More than four-in-10 firms in the poll said “that increased costs associated with tariffs were a financial challenge,” with retail and manufacturing firms feeling that pressure most acutely. Among firms facing higher costs related to the president’s tax increases, 76% of respondents passed on some of the higher costs and 60% absorbed some of the expense.
“Nearly half of firms said they source at least some inputs from outside the United States, and a large majority of those firms reported that foreign inputs increased in price from 2024 to 2025,” the report said.
Firms did not on balance respond to the higher costs by changing suppliers or moving activity back inside U.S. borders.

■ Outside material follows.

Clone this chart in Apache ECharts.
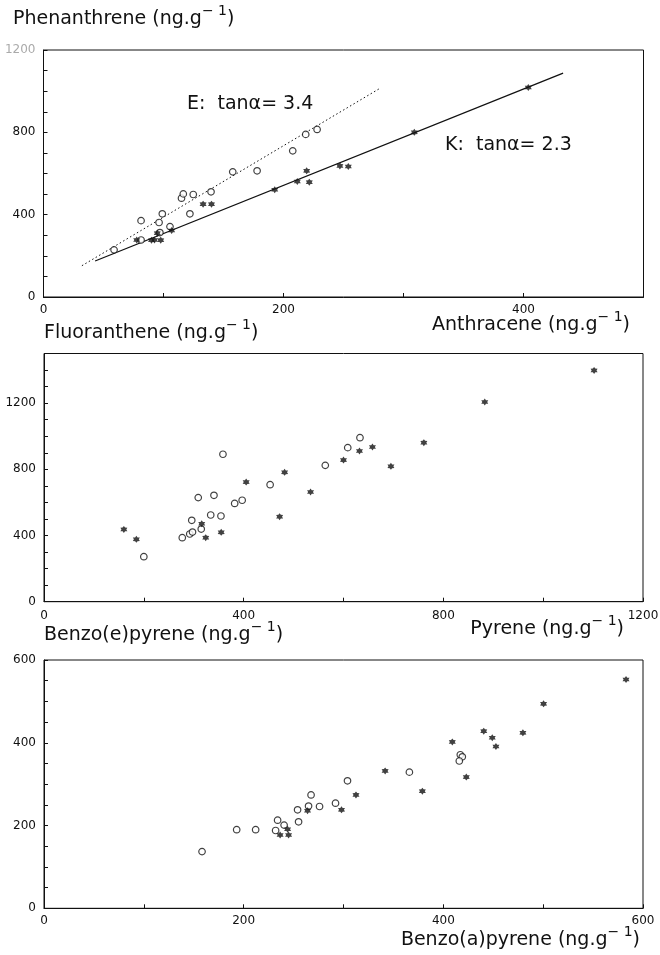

Trump’s tariff system was a notable driver of inflation in 2025, with Fed officials attributing much of the overshoot of their 2% target last year to the tax hikes. Most Fed officials expect the impact of the tariffs to fade this year.
The Trump administration has repeatedly argued that tariffs are borne by foreigners, and are designed to both bring industry back to American shores while creating revenues for the government. The tariffs also have been repeatedly used as a coercive foreign policy tool.
Recent reports from the New York Fed and the Congressional Budget Office have both found that contrary to the president’s view on tariffs, they are almost entirely borne by those inside U.S. borders. The outlook for the tariff system has been clouded by a Supreme Court ruling that Trump's sweeping levies exceeded his authority, although Trump followed that decision with the imposition of even more tariffs on goods coming into the U.S.
The regional Fed report also looked at usage of artificial intelligence technology by small firms last year and found rising adoption and little job market displacement.
Just shy of half of small firms are using AI and 15% plan to add it to their operation in the next year, the report said. The Fed survey said the main use for AI so far is writing and marketing followed by individual productivity. AI did not change labor costs but it did enhance productivity for many firms, the report said.